In our reading from Jeremiah today the proper response to God is effectively communicated. (Jer 17:14)
Heal me, O Lord, and I will be healed; save me and I will be saved, for you are the one I praise." How does this healing and salvation come about?

(John 12:27 ff) It comes at a cost. Jesus said, "Now my heart is troubled, and what shall I say? 'Father, save me from this hour'? No, it was for this very reason I came to this hour. Father, glorify your name" [side note, this is the meaning of the first petition of the Lord's prayer. Hallowed be your name, in passive voice, means God must make His name holy, or glorify His name!]

Then He declares, Now is the time for judgment on this world; now the prince of this world will be driven out. But I, when I am lifted up from the earth, will draw all men to myself." There it is, not a demand for justice. Not a foolish demand that things go "my" way. Not a silly misunderstanding that how I see the world is how it truly is. Rather, it is a recogntion that the one true God has found a way. Jesus saw it coming before it happened. Lifted up means on the cross. Lifted up means resurrection from the dead.
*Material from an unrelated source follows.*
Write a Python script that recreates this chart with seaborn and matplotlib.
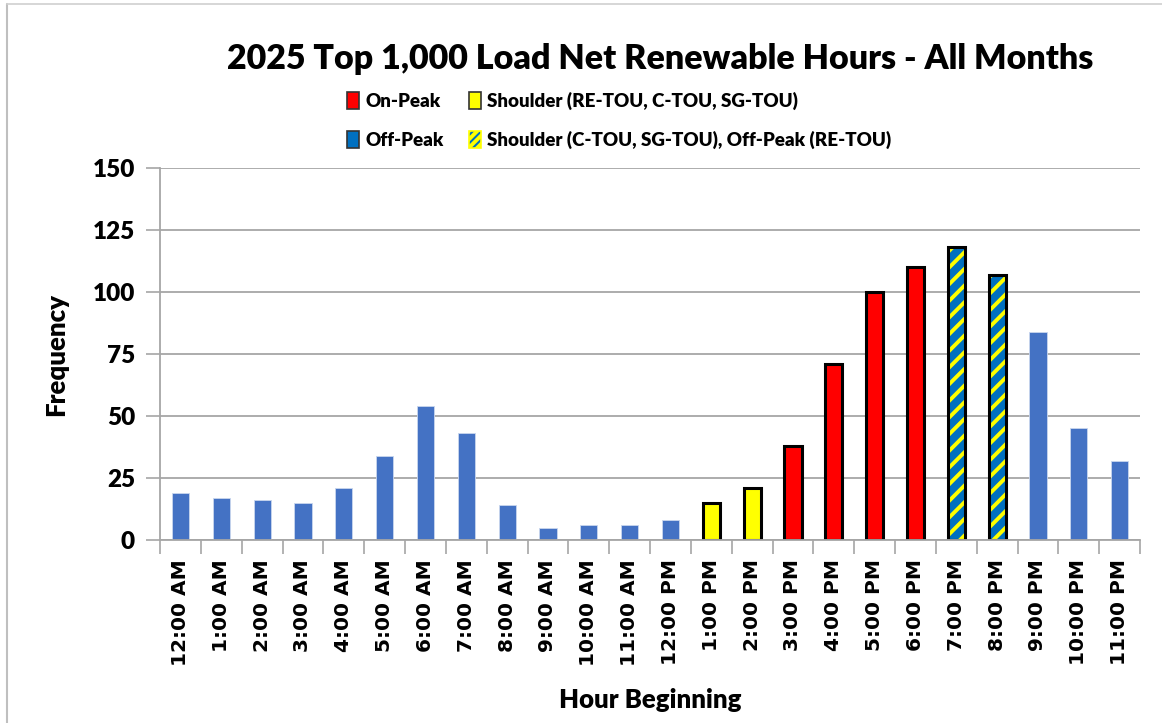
import matplotlib
matplotlib.use("Agg")
import matplotlib.pyplot as plt
from matplotlib.patches import Patch, Rectangle
import seaborn as sns

# Hour-of-day categories and how often each appears among the top 1,000 hours
hours = ["12:00 AM", "1:00 AM", "2:00 AM", "3:00 AM", "4:00 AM", "5:00 AM",
         "6:00 AM", "7:00 AM", "8:00 AM", "9:00 AM", "10:00 AM", "11:00 AM",
         "12:00 PM", "1:00 PM", "2:00 PM", "3:00 PM", "4:00 PM", "5:00 PM",
         "6:00 PM", "7:00 PM", "8:00 PM", "9:00 PM", "10:00 PM", "11:00 PM"]
frequency = [19, 17, 16, 15, 21, 34, 54, 43, 14, 5, 6, 6,
             8, 15, 21, 38, 71, 100, 110, 118, 107, 84, 45, 32]
period = ["off"] * 13 + ["shoulder"] * 2 + ["on"] * 4 + ["mixed"] * 2 + ["off"] * 3

legend_labels = {
    "on": "On-Peak",
    "off": "Off-Peak",
    "shoulder": "Shoulder (RE-TOU, C-TOU, SG-TOU)",
    "mixed": "Shoulder (C-TOU, SG-TOU), Off-Peak (RE-TOU)",
}
y_ticks = [0, 25, 50, 75, 100, 125, 150]

RED = "#FF0000"
YELLOW = "#FFFF00"
BAR_BLUE = "#4472C4"
DEEP_BLUE = "#0070C0"
fill = {"on": RED, "shoulder": YELLOW, "off": BAR_BLUE, "mixed": DEEP_BLUE}

sns.set_theme(style="white")
plt.rcParams["font.family"] = ["Lato", "DejaVu Sans"]
plt.rcParams["hatch.linewidth"] = 2.8
for key in ("text.color", "axes.labelcolor", "xtick.labelcolor", "ytick.labelcolor"):
    plt.rcParams[key] = "black"

fig = plt.figure(figsize=(11.62, 7.23), dpi=100)
ax = fig.add_axes([0.1377, 0.2531, 0.8434, 0.5145])

sns.barplot(x=hours, y=frequency, hue=hours, palette=[fill[p] for p in period],
            width=0.42, legend=False, ax=ax, saturation=1)

for patch, p in zip(ax.patches, period):
    if p == "off":
        patch.set_edgecolor("#C9D6EE")
        patch.set_linewidth(0.6)
    elif p == "mixed":
        patch.set_facecolor(DEEP_BLUE)
        patch.set_edgecolor(YELLOW)
        patch.set_hatch("//")
        patch.set_linewidth(0)
        ax.add_patch(Rectangle(patch.get_xy(), patch.get_width(), patch.get_height(),
                               fill=False, edgecolor="black", linewidth=2.2,
                               zorder=patch.get_zorder() + 0.1))
    else:
        patch.set_edgecolor("black")
        patch.set_linewidth(2.2)

ax.set_xlim(-0.5, len(hours) - 0.5)
ax.set_ylim(0, 150)
ax.set_yticks(y_ticks)
ax.set_yticklabels([str(v) for v in y_ticks], fontsize=17.5, fontweight="heavy")
ax.yaxis.grid(True, color="#A6A6A6", linewidth=1.3)
ax.set_axisbelow(True)

# Category ticks sit on the boundaries between hours
ax.set_xticks(range(len(hours)))
ax.set_xticklabels(hours, rotation=90, fontsize=14.5, fontweight="bold",
                   family=["DejaVu Sans"])
ax.tick_params(axis="x", length=0, pad=14)
ax.set_xticks([i - 0.5 for i in range(len(hours) + 1)], minor=True)
ax.tick_params(axis="x", which="minor", length=10, width=1.2, color="#A6A6A6",
               direction="out", bottom=True)
ax.tick_params(axis="y", length=10, width=1.2, color="#A6A6A6", direction="out",
               left=True, pad=8)

for side in ("top", "right"):
    ax.spines[side].set_visible(False)
for side in ("left", "bottom"):
    ax.spines[side].set_color("#A6A6A6")
    ax.spines[side].set_linewidth(1.3)

ax.set_xlabel("Hour Beginning", fontsize=18.5, fontweight="heavy", labelpad=16)
ax.set_ylabel("Frequency", fontsize=18.5, fontweight="heavy", labelpad=18)

fig.text(0.568, 0.919, "2025 Top 1,000 Load Net Renewable Hours - All Months",
         ha="center", va="center", fontsize=24.5, fontweight="heavy")

handles = [
    Patch(facecolor=RED, edgecolor="#333333", linewidth=1.2, label=legend_labels["on"]),
    Patch(facecolor=DEEP_BLUE, edgecolor="#333333", linewidth=1.2, label=legend_labels["off"]),
    Patch(facecolor=YELLOW, edgecolor="#333333", linewidth=1.2, label=legend_labels["shoulder"]),
    Patch(facecolor=DEEP_BLUE, edgecolor="#333333", linewidth=1.2, label=legend_labels["mixed"]),
]
leg = fig.legend(handles=handles, ncol=2, loc="center", bbox_to_anchor=(0.533, 0.833),
                 frameon=False, handlelength=0.65, handleheight=1.0, handletextpad=0.35,
                 columnspacing=1.3, labelspacing=1.1,
                 prop={"family": ["Lato", "DejaVu Sans"], "weight": "heavy", "size": 13.5})
leg.legend_handles[3].set_hatch("////")
leg.legend_handles[3].set_edgecolor(YELLOW)

# Outer chart frame (left and top edges)
fig.add_artist(plt.Line2D([7 / 1162, 7 / 1162], [0, 1 - 4 / 723], color="#BFBFBF",
                          linewidth=1.5, transform=fig.transFigure))
fig.add_artist(plt.Line2D([7 / 1162, 1], [1 - 4 / 723, 1 - 4 / 723], color="#D0D0D0",
                          linewidth=1.2, transform=fig.transFigure))

fig.savefig("out.png", dpi=100, facecolor="white")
Lifted up means ascended to heaven, brought back in to God's presence in heaven. And we who realize we are sinners in need of mercy, freed from our demands for justice and our rights, will kneel in silence in the days ahead. We may not totally understand how Jesus saves us (more on that in days ahead). But really who among us totally understands the operation of the human body? We know enough.

"You are going to have the light just a little while longer. Walk while you have the light, before darkness overtakes you. The man who walks in the dark does not know where he is going."
So much of our demand for justice is the babbling of (wo)men stumbling in the darkness. We do not know where we are. We do not know where we are going. We have no map. And the Prince of this World mumbles his lies in vicious deceit, twisting truth (justice) into a distortion (my justice, my rights) with enough lie in it to be deadly. Let Jesus explain to you what it all means. Seek His mercy and forget about your rights. Seek Truth and forget your personal truths. Seek life, in His death, and stop clinging to worthless scraps of existence which never satisfy. Leave the darkness. Or at least cling to what light you can.


  1. Well said. I have similar sentiments when it comes to saying that I am proud to be this that or the other thing. Who am I, a mere mortal, a sinner, to be proud?

  2. Honored to have you among us Underground Pewster. I find your writing helpful.